Note: $A_{8}$ is the group of even permutation of 8.

I really don't know how to start this proof, please help.
• September 11th 2007, 07:50 PM
ThePerfectHacker
Quote:

Originally Posted by tttcomrader
Show that $A_{8}$ contains an element of order 15.

Note: $A_{8}$ is the group of even permutation of 8.

I really don't know how to start this proof, please help.

Let $\sigma$ be a cycle with length $n$. And let $\tau$ be a cycle with length $m$. Then the order of the permutation $\sigma \tau$ is equal to $\mbox{lcm}(n,m)$. So the idea is to find an even cycle of length 5 and another even cycle with length 3 and take their product.
• September 11th 2007, 08:24 PM
ThePerfectHacker
Quote:

Originally Posted by Bernhard Riemann
Let $\sigma$ be a cycle with length $n$. And let $\tau$ be a cycle with length $m$. Then the order of the permutation $\sigma \tau$ is equal to $\mbox{lcm}(n,m)$. So the idea is to find an even cycle of length 5 and another even cycle with length 3 and take their product.

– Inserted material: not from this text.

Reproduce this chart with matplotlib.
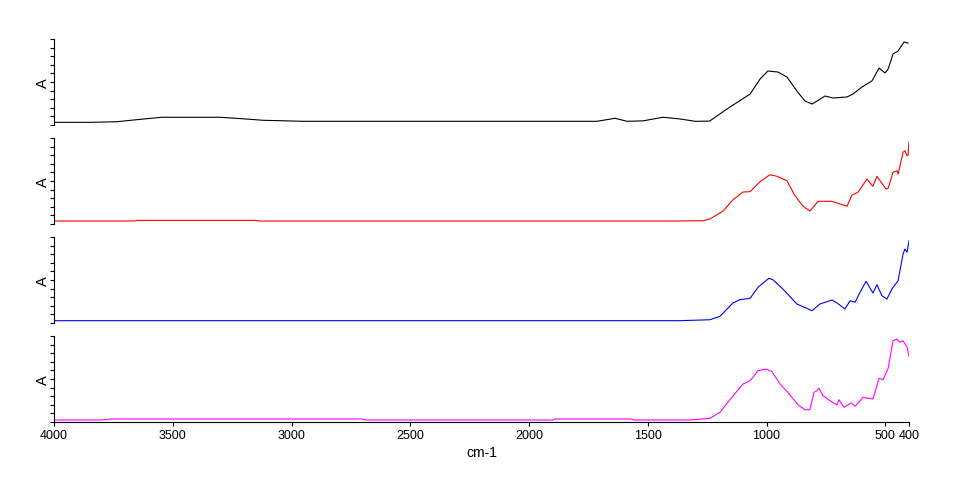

Okay how about I give you my example and you confirm the details.

1)Consider $(1,2,3) = (1,2)(2,3)$ this is an even permutation, why? So $(1,2,3)\in A_8$.

2)Consider $(1,2,3,4,5) = (1,2)(2,3)(3,4)(4,5)$ this is an even permutation, why? So $(1,2,3,4,5)\in A_8$.

3)Define $\phi = (1,2,3)(1,2,3,4,5)$ this is an even permutation, why? So $\phi \in A_8$.

4)By my previous comment $\mbox{ord}(\phi) = \mbox{lcm}(3,5) = 15$.
• September 11th 2007, 08:26 PM
tttcomrader
So I pick O = (1 2 3) and r = (4 5 6 7 8 9), they are both even permutations, and O has length 3, r has length 5, so ord(Or) = 15.

Thank you!